Traumatisierungen erkennen

28. Januar 2022

Ja, genau: Die Behandlung tiefgreifender Traumatisierungen gehört in die Hände von Therapeuten, und nicht in die von Coachs. Doch das Buch der Traumatherapeutin Verena König sollte Eingang in den einen oder anderen Coach-Bücherschrank finden. Denn in großer Anschaulichkeit Verena König das menschliche Nervensystem dar und zeigt einfühlsam, welche Folgen sowohl aus Schocktraumata als auch aus Entwicklungstraumata resultieren.

Irritierend ist nur der Titel: „Bin ich traumatisiert?“ Denn er suggeriert, eine Art Leitfaden zur Selbstdiagnose von Traumata vorzufinden. Es steht in Frage, ob ein Buch Antwort darauf gehen kann. Wenn es sich bei Traumafolgen der Definition Königs nach um Symptome handelt, die in ihrem Ursprung normale Reaktionen des Nervensystems auf als unnormal erlebte Geschehnisse sind, dann gehören in gewisser Weise Traumata unterschiedlichen Grades zu unser aller Leben dazu.

Aber genau dieser Umstand macht das Buch spannend für den Coach. Verena König schildert die Arbeitsweise des Nervensystems und dessen Umgang mit Stress, reguliert durch das vegetative Nervensystem. Eine Übererregung aktiviert den Sympathikusnerv und bringt Kampf oder Flucht sowie eine Daueralarmiertheit hervor. Eine Untererregung wirkt auf den Vagusnerv und führt zu Immobilität und emotionaler Taubheit sowie Dissoziiertheit.
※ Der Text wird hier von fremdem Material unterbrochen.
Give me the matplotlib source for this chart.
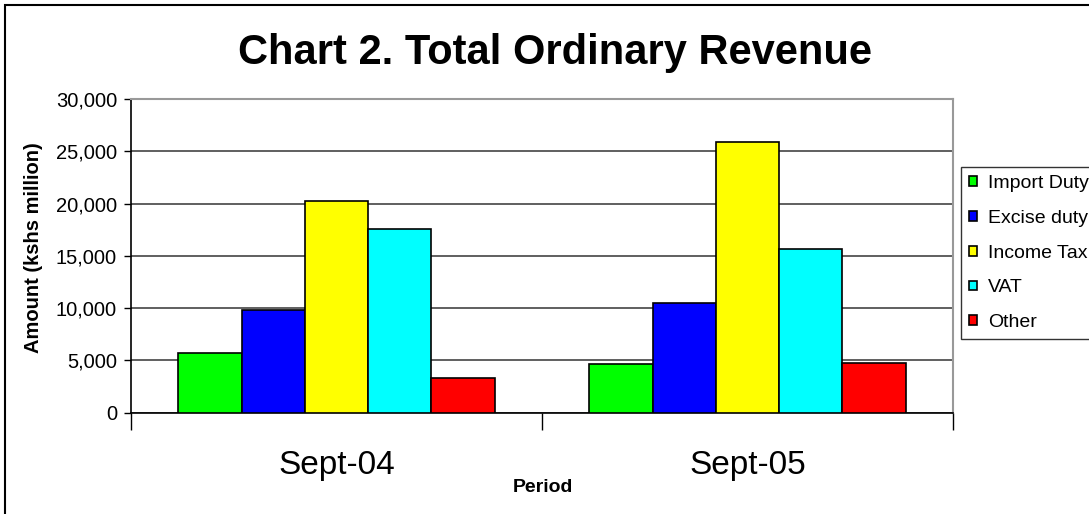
import matplotlib
matplotlib.use("Agg")
import matplotlib.pyplot as plt
import numpy as np
from matplotlib.patches import Rectangle
from matplotlib.ticker import FuncFormatter

plt.rcParams['font.family'] = ['Liberation Sans', 'DejaVu Sans']

periods = ["Sept-04", "Sept-05"]
series = ["Import Duty", "Excise duty", "Income Tax", "VAT", "Other"]
import_duty = [5700, 4650]
excise_duty = [9800, 10500]
income_tax = [20200, 25850]
vat = [17600, 15700]
other = [3300, 4800]
colors = ["#00FF00", "#0000FF", "#FFFF00", "#00FFFF", "#FF0000"]
yticks = [0, 5000, 10000, 15000, 20000, 25000, 30000]

values = [import_duty, excise_duty, income_tax, vat, other]

W, H = 1089, 514
fig = plt.figure(figsize=(W / 100, H / 100), dpi=100)
ax = fig.add_axes([131 / W, 1 - 412.7 / H, (953 - 131) / W, (412.7 - 99) / H])

n = len(series)
bw = 1 / (n + 1.5)
centers = np.arange(len(periods)) + 0.5
handles = []
for i, (name, vals, c) in enumerate(zip(series, values, colors)):
    x = centers + (i - (n - 1) / 2) * bw
    b = ax.bar(x, vals, width=bw, color=c, edgecolor='black', linewidth=1.2,
               label=name, zorder=3)
    handles.append(b)

ax.set_xlim(0, len(periods))
ax.set_ylim(0, 30000)
ax.set_yticks(yticks)
ax.yaxis.set_major_formatter(FuncFormatter(lambda v, p: f"{int(v):,}"))
ax.tick_params(axis='y', labelsize=14.5, length=5, width=1, direction='out', pad=5)
ax.yaxis.grid(True, color='#444444', linewidth=1.2, zorder=0)
ax.set_axisbelow(True)

ax.set_xticks([0, 1, 2])
ax.set_xticklabels([])
ax.set_xticks(centers, minor=True)
ax.set_xticklabels(periods, minor=True, fontsize=24)
ax.tick_params(axis='x', which='major', length=12, width=1, direction='out')
ax.tick_params(axis='x', which='minor', length=0, pad=27)

for s in ['left', 'bottom']:
    ax.spines[s].set_color('black')
    ax.spines[s].set_linewidth(1.2)
for s in ['top', 'right']:
    ax.spines[s].set_color('#999999')
    ax.spines[s].set_linewidth(1.5)

fig.text(34 / W, 1 - 248 / H, "Amount (kshs million)", fontsize=14.5, fontweight='bold',
         rotation=90, ha='center', va='center')
fig.text(543 / W, 1 - 487 / H, "Period", fontsize=14, fontweight='bold',
         ha='center', va='center')
fig.text(555 / W, 1 - 53 / H, "Chart 2. Total Ordinary Revenue", fontsize=30,
         fontweight='bold', ha='center', va='center')

leg = fig.legend(handles=handles, labels=series, loc='upper left',
                 bbox_to_anchor=(961 / W, 1 - 167 / H), frameon=True, fancybox=False,
                 fontsize=14, handlelength=0.4, handleheight=0.4, handletextpad=0.6,
                 labelspacing=0.92, borderpad=0.4, borderaxespad=0)
leg.get_frame().set_edgecolor('black')
leg.get_frame().set_linewidth(1.0)

fig.add_artist(Rectangle((5 / W, -0.1), 1.2, 1 - 5 / H + 0.1, transform=fig.transFigure,
                         fill=False, edgecolor='black', linewidth=1.5))

fig.savefig("out.png", dpi=100)
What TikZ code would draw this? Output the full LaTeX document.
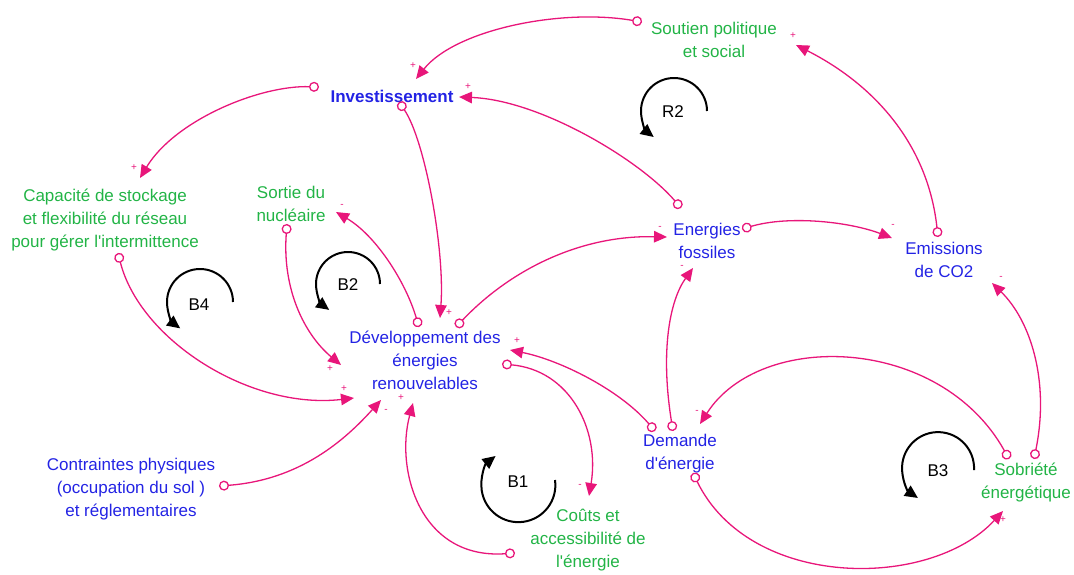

Diese Dissoziiertheit ist ein Zustand, in dem sich die Wahrnehmung in Erinnerungselemente aufspaltet und dadurch das Verarbeiten des Erlebten verhindert. Was aber nicht verarbeitet werden kann, wirkt als Trigger weiter und flutet das Bewusstsein der Betroffenen, ohne dass sie durch den Einsatz des Verstandes dagegen angehen können. Denn mit Hilfe des Modells vom dreieinigen Gehirn mit Stammhirn, Limbischem System und Neocortex zeigt König, wieso die Fähigkeit zum komplexes Denken bei traumatischen Symptomen nicht greift.

In einer solchen Situation können selbstverständlich kognitiv orientierte Methoden wenig ausrichten. Vielmehr ist es wichtig, beim Limbischen System anzusetzen und Traumaenergien Schritt für Schritt aufzulösen. König nennt als Beispiele für solche Methoden EMDR (den Coachs aus der Methodenkombi wingwave bekannt), Hynotherapie, Somatic Experiencing sowie weitere vor allem körperorientierte Verfahren. Auch Yoga zählt zu den bewährten Therapien.

Das Buch unterstützt Coachs dabei, die vielgestaltigen Stress-Reaktionen und Alltagstraumatisierungen ihrer Klienten besser einordnen zu können und die passenden Methoden zur Stressbalance auszuwählen. Es spiegelt aber auch sehr deutlich, dass tiefgreifende Traumata in die Verantwortung von dazu ausgebildeten Spezialisten gehören.